Introduced two new patterns: 1) converting the model in fp16 first -> convert in ONNX graph (in CUDA, because of unsupported operands) -> convert onto tensorrt engine 2) concerto the model in fp16 first -> convert in ONNX graph -> convert a second time into fp16 using onnxconverter_common library -> convert into tensorrt engine

unfortunately, with no luck.

Additionally, I'm busy with a deadline these weeks, and because of that I'm slowed down on finding new solutions, I hope that time it's still not an urgent matter for you

jchenghu commented 1 year ago

Hi @shahizat, it's been a long time

I just wanted to notify I'm back to investigating the issue these days, I'm trying to tweak the numerically sensitive parts to find the reason behind the different results between fp32 and fp16. However, it seems to be a not-so-rare problem with TensoRT,

I hope the "real" solution is not too far beyond my reach at the moment.

How are you doing? Any issue with FP32?

Best regards, Jia

jchenghu commented 1 year ago

After several attempts to tweak the numerical stability, re-installations, and additional libraries, results in FP16 were still rather odd and always conflicted with the FP32 case.

I still don't know if it's an unlucky weight configuration of my model, some library version-related issue or my particular onnx graph is not well received by tensorRT.

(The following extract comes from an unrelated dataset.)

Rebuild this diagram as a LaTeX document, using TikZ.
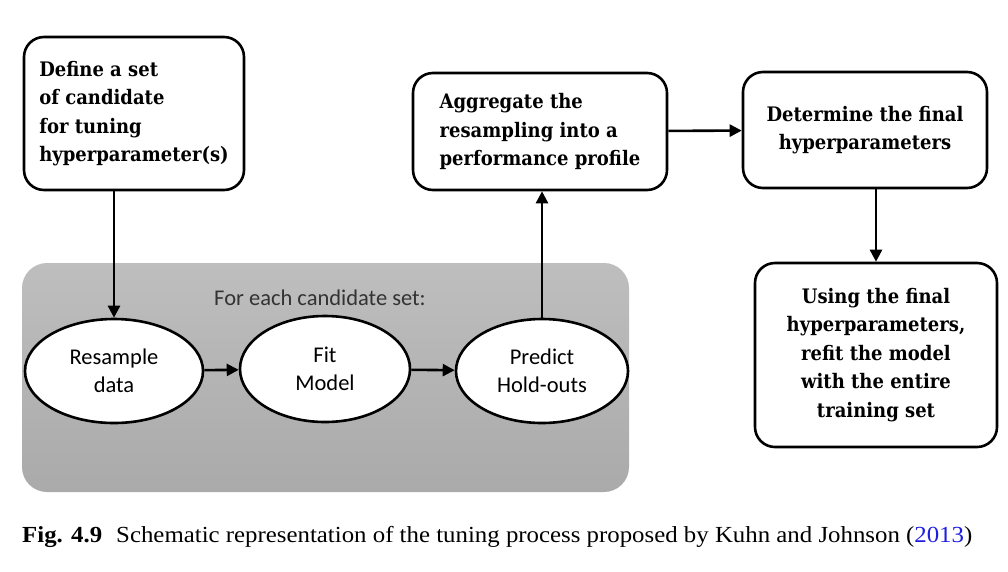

I wonder if training from scratch the model in FP16 instead of FP32 would enable the conversion in FP16 in tensorRT... For the time being, I've uploaded the FP32 conversion and the progress in the case of FP16 for anyone interested.

Best regards, Jia

shahizat commented 1 year ago

Hi @jchenghu, thanks for your detailed reponse. So far, I haven't observed any issue with the FP32 model yet. Anyway, you did a great job.